**Given request**: Take every line where the string "this" appears and copy it.

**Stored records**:
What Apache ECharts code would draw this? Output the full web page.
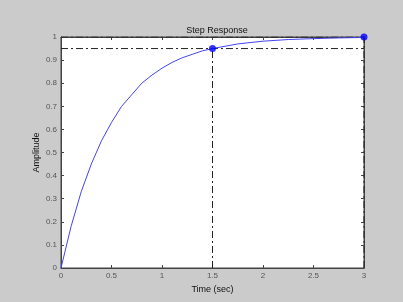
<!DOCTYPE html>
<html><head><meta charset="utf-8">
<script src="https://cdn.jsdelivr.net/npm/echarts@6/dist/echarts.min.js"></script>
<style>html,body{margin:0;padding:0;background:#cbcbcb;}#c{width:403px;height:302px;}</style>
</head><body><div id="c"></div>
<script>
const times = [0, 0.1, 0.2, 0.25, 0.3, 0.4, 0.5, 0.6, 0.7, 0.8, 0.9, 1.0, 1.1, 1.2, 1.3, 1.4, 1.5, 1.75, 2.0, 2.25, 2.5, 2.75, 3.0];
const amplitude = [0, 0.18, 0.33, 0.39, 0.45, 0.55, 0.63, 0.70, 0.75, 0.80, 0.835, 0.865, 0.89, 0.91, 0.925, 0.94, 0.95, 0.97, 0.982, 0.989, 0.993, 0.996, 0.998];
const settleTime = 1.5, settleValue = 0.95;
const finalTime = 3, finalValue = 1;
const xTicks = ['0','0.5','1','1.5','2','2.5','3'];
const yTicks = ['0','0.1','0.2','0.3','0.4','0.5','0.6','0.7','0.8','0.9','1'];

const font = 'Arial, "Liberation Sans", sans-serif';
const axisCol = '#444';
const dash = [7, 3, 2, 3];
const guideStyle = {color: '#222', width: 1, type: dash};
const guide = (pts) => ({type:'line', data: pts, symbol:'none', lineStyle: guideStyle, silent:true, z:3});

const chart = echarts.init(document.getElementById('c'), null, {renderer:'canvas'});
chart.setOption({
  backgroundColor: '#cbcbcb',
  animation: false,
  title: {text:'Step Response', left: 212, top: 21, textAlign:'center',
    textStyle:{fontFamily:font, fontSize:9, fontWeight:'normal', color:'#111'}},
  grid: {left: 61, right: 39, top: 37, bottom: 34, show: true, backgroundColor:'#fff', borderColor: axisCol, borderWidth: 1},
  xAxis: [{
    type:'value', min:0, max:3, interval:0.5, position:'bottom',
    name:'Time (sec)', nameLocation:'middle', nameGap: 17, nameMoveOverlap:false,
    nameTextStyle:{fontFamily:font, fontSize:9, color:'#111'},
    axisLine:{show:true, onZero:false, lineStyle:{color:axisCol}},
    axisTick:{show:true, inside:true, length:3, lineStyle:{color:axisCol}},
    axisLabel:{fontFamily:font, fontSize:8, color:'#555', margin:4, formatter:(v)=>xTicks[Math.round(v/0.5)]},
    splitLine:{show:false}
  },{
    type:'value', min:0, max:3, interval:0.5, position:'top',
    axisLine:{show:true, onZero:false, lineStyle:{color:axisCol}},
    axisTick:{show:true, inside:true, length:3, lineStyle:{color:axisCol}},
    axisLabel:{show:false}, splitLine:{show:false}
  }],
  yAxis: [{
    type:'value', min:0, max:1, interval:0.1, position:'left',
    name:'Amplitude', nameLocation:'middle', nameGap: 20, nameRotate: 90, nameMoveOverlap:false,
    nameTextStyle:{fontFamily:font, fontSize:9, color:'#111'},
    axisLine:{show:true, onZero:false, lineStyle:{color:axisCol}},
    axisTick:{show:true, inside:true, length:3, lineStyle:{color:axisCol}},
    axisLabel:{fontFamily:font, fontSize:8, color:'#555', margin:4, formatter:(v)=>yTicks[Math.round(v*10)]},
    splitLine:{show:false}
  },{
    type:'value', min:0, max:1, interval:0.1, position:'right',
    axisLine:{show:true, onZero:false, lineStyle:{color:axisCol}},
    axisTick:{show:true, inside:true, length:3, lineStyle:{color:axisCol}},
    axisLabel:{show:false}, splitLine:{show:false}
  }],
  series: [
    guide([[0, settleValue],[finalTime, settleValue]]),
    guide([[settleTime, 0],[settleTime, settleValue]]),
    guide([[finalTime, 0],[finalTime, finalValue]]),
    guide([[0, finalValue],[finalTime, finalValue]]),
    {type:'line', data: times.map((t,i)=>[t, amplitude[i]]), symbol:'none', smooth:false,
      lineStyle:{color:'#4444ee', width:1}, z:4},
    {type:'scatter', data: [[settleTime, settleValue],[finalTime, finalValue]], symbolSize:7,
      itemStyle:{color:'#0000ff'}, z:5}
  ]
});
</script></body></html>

--

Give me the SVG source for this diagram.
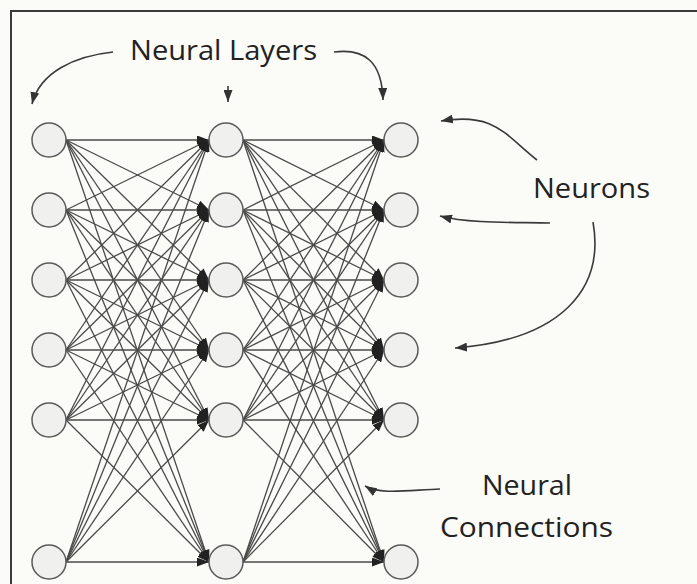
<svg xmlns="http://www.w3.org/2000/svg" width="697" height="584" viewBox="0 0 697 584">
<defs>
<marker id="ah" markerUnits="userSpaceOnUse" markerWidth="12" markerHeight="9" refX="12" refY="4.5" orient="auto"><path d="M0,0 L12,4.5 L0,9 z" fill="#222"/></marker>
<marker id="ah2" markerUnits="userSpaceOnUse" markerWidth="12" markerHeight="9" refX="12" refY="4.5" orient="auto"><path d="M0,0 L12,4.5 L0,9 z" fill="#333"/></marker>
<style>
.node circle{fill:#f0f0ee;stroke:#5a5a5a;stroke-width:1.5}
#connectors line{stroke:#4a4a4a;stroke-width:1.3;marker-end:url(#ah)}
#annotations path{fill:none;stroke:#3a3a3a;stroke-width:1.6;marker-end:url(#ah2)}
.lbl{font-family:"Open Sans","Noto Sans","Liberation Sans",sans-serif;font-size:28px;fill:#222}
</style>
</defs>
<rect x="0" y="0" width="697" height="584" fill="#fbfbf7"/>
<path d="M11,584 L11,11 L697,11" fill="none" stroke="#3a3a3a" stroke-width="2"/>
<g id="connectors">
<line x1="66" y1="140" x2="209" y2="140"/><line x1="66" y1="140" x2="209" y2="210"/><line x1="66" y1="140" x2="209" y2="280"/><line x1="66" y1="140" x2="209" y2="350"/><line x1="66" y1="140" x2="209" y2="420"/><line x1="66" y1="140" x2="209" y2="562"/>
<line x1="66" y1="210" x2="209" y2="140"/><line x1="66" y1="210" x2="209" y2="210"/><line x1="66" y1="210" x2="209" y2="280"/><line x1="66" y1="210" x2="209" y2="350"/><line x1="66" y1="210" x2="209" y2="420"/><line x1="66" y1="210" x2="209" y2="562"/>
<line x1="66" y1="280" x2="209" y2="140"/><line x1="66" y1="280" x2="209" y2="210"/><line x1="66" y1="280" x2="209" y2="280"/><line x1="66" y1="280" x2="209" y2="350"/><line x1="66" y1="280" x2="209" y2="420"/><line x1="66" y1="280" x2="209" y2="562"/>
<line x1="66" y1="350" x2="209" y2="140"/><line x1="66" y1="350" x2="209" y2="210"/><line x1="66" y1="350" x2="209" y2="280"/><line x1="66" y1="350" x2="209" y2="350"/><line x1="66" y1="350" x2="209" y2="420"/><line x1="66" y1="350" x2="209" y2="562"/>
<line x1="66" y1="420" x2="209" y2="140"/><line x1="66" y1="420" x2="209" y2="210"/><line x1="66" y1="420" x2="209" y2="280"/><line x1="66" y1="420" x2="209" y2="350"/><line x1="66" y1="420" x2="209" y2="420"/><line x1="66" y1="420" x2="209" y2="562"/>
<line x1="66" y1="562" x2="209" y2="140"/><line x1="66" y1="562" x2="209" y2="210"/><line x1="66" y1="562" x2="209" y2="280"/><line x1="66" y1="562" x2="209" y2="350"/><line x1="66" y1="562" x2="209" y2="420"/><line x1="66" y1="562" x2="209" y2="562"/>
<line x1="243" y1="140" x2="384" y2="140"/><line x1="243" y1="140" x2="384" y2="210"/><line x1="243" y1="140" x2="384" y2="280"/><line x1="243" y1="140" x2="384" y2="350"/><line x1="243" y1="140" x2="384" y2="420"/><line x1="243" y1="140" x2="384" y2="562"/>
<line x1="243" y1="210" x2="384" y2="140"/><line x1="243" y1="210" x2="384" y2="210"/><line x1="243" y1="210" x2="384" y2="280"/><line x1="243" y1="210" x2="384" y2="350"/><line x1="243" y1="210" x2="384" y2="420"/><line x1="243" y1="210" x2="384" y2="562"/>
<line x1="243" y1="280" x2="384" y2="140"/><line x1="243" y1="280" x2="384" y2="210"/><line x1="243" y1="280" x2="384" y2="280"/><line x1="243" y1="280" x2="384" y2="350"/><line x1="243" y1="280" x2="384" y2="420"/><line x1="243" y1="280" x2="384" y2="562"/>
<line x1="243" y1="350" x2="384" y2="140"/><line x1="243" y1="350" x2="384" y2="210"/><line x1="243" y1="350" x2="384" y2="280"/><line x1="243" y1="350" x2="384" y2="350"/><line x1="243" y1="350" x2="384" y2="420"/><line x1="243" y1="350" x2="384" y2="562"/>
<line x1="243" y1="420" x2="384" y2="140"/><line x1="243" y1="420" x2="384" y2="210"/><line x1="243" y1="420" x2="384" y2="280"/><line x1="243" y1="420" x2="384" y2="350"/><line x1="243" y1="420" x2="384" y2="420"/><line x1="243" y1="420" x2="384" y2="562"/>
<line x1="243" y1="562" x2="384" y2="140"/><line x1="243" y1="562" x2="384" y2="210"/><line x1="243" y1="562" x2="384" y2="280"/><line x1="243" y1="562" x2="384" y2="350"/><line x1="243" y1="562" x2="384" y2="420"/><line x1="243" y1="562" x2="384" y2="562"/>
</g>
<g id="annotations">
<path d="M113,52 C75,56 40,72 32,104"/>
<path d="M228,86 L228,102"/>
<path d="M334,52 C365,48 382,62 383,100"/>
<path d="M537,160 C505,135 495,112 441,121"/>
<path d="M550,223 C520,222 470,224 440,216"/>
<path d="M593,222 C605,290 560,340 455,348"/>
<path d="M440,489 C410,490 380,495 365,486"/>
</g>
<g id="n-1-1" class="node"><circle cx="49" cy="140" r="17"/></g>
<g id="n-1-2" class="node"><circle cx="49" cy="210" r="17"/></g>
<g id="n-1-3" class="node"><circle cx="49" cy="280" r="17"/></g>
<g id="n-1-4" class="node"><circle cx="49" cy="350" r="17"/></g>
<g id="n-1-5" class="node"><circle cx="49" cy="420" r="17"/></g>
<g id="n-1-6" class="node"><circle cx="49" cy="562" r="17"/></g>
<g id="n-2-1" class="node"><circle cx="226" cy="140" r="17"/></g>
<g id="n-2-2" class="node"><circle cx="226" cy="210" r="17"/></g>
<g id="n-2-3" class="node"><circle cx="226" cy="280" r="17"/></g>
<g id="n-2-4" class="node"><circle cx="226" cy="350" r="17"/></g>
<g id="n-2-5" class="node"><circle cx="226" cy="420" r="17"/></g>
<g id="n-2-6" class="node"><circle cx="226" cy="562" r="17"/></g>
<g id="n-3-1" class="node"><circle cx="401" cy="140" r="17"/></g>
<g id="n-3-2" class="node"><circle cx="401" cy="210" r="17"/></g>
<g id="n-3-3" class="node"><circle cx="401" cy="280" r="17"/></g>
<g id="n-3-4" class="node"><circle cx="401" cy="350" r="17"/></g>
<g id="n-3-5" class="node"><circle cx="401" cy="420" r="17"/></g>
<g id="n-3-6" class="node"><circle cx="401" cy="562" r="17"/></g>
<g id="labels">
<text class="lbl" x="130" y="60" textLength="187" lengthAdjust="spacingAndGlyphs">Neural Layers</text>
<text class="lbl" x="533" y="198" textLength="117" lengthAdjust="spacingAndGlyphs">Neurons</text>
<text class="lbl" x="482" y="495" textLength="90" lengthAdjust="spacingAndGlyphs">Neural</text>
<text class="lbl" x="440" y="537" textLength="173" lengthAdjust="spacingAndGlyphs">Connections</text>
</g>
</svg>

**Output of the task**:
What Apache ECharts code would draw this? Output the full web page.
Give me the SVG source for this diagram.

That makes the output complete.